Hasso-Plattner-Institut
 

Design Thinking Methodology at Work: From Analysis to Prediction

PI: Prof. Dr. Holger Giese

Abstract

The methodology of Design Thinking (DT) suggests a repertoire of methods and techniques that lead to different shapes of the DT methodology in practice. Which methods, techniques, and phases have been employed in what order is of special interest to stakeholders such as project managers and researchers. Therefore, in our current and former project, we employed recovery rules that successfully reconstructed the employed DT methodology from captured DT project documentation. Our qualitative evaluation shows that the methodology could be reconstructed without human intervention with a confidence of approx. 50% to 80%. However, to support DT at work besides reconstruction also the prediction of promising future project steps in form of phases, methods, or techniques and project performance would be very helpful.
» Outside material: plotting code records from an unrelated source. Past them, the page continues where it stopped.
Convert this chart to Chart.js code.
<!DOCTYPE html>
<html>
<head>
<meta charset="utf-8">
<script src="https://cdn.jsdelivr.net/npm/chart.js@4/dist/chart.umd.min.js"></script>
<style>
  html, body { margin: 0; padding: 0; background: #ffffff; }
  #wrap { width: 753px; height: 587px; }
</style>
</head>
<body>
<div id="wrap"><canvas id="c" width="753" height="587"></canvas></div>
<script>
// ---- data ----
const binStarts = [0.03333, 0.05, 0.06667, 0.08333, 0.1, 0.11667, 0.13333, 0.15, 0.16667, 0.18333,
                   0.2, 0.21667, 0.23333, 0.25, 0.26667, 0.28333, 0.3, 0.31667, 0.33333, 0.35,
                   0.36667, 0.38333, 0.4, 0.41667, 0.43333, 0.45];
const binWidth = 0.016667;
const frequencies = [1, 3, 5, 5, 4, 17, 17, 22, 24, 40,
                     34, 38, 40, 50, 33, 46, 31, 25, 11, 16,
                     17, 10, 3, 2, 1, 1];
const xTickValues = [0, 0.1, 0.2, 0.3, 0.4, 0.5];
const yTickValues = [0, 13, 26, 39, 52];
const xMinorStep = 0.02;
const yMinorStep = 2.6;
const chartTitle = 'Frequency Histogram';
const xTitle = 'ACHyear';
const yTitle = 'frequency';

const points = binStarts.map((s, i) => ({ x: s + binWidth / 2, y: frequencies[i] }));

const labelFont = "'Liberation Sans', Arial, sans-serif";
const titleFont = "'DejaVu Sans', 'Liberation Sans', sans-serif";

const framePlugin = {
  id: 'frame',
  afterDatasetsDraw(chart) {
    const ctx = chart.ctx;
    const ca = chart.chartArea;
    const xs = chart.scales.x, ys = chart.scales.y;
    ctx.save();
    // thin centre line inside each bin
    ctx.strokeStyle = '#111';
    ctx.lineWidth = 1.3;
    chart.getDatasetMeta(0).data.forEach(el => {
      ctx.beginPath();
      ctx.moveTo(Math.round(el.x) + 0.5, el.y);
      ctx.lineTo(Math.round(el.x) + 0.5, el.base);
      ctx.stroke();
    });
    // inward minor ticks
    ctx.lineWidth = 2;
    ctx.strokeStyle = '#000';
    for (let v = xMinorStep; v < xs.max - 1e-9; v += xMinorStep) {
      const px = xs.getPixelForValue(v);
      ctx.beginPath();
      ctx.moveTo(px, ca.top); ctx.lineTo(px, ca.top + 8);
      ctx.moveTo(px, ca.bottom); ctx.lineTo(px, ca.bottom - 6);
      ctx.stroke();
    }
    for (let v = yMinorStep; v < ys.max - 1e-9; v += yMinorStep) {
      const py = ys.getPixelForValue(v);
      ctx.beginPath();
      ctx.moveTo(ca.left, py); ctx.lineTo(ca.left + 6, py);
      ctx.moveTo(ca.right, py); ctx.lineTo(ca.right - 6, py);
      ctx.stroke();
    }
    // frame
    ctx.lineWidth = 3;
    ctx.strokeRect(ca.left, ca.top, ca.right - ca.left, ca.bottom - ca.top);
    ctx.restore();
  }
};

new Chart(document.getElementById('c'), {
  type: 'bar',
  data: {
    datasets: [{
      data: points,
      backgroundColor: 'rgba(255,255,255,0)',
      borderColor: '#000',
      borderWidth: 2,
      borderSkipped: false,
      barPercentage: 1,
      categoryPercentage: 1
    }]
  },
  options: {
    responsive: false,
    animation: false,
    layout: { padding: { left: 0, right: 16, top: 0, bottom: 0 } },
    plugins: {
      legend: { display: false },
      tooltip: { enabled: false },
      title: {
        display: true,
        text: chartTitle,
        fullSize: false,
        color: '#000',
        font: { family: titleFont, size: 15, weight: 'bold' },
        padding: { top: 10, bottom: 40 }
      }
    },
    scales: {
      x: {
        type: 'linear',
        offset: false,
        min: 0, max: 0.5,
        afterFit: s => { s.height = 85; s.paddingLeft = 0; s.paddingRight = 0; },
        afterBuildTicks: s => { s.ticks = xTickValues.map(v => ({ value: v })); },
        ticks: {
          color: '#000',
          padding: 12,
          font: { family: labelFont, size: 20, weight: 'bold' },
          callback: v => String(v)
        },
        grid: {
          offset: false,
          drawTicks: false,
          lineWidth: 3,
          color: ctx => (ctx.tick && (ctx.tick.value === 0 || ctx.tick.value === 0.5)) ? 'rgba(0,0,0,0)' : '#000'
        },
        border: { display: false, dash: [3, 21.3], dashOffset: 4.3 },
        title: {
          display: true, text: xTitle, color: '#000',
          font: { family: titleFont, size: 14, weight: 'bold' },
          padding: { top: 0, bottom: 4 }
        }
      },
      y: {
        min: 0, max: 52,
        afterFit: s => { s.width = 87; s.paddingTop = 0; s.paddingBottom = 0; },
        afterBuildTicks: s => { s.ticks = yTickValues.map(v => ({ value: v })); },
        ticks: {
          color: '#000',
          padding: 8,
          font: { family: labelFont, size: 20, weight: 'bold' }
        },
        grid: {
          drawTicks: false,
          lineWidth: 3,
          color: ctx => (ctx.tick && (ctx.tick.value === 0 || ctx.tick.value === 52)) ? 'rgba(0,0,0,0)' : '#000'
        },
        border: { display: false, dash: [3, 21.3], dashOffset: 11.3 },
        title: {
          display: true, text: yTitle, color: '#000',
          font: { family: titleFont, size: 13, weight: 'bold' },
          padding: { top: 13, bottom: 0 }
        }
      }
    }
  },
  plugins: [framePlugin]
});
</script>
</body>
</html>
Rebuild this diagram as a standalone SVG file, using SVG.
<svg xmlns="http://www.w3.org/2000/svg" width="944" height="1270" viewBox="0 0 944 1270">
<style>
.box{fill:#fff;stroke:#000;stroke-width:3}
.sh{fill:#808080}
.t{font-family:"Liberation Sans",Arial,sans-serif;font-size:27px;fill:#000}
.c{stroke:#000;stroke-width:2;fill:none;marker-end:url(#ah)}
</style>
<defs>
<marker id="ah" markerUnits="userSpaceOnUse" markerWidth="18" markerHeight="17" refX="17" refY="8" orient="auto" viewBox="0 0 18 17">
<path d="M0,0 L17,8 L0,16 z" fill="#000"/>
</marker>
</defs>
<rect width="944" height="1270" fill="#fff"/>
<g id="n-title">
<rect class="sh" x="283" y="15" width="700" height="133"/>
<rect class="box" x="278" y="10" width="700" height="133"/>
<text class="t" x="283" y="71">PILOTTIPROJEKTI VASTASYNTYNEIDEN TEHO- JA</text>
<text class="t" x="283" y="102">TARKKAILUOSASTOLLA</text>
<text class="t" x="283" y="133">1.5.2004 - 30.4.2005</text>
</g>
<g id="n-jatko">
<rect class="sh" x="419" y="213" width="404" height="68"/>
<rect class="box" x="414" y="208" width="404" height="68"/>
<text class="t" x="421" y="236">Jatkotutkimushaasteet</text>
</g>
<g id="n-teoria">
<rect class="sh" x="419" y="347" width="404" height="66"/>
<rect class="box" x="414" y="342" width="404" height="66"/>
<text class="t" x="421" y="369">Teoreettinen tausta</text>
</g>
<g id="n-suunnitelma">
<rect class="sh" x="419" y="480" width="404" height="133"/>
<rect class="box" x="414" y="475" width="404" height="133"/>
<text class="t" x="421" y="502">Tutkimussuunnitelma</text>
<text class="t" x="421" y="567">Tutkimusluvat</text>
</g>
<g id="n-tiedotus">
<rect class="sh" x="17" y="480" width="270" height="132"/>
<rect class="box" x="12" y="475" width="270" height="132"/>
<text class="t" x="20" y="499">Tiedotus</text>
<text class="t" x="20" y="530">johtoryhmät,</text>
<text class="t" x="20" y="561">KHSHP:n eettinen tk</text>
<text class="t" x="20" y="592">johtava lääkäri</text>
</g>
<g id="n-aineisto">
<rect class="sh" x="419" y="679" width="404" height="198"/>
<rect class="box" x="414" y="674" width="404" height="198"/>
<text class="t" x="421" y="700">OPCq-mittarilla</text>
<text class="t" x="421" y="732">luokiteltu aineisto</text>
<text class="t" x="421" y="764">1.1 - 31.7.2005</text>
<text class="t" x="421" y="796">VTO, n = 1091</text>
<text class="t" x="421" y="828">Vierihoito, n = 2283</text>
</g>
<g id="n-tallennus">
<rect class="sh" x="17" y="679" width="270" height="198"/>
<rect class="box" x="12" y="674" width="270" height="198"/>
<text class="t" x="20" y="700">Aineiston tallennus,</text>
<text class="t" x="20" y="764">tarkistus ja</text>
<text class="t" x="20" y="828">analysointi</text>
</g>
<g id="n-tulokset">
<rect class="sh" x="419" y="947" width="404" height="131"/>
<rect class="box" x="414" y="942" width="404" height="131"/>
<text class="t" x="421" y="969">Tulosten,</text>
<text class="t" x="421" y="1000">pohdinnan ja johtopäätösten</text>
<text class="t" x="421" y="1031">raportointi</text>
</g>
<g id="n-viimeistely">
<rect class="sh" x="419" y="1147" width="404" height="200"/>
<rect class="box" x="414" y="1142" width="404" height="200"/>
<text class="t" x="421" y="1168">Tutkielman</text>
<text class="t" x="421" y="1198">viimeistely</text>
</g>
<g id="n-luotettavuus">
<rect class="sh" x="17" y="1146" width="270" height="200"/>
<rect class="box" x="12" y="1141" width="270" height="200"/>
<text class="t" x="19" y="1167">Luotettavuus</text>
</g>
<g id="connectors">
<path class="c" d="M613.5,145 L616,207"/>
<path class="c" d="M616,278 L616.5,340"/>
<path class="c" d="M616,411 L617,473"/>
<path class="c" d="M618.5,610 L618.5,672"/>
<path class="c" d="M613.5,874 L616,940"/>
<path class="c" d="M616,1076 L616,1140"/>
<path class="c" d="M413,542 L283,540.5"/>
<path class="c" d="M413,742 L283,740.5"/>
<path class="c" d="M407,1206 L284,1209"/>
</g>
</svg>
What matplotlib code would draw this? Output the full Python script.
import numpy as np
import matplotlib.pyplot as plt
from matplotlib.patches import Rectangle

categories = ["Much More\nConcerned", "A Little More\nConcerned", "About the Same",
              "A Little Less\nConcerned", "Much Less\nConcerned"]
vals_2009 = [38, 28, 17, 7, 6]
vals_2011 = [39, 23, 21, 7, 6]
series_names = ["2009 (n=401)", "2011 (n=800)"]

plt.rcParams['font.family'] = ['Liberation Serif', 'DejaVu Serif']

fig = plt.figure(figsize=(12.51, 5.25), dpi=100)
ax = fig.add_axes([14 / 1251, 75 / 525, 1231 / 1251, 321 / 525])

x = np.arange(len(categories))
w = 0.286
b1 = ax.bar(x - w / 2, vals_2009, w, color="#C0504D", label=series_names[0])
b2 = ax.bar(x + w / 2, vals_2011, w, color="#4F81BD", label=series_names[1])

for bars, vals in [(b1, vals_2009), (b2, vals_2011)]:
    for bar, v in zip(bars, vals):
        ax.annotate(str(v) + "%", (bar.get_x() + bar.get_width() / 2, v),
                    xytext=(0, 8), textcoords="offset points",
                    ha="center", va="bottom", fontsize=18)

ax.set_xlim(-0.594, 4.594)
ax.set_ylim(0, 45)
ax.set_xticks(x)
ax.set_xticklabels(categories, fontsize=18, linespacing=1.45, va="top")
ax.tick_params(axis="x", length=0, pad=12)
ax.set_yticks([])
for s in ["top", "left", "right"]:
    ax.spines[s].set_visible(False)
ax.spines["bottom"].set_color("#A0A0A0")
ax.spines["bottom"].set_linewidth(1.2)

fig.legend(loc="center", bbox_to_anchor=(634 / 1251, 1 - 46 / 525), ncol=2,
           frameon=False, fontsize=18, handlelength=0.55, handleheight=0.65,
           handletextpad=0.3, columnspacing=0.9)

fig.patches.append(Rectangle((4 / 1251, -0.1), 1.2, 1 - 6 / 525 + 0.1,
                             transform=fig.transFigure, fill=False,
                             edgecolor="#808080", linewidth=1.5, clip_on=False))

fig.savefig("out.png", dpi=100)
We therefore suggest to enrich our semi-automated recovery approach with a prediction component to support DT in the following ways:

(a) techniques to define the similarity of DT projects and then based on that we will study

(b) whether we can predict based on available project data what the expected quality of the project outcome and risk is for a given unfinished project and and possibly a next planned step, and

(c) whether we can predict the most likely and most promising next design thinking step concerning their impact on the expected quality of the project outcome and risk. We expect that the outcome of our research enables to guide Design Thinkers in their daily work which next design thinking steps to chose next.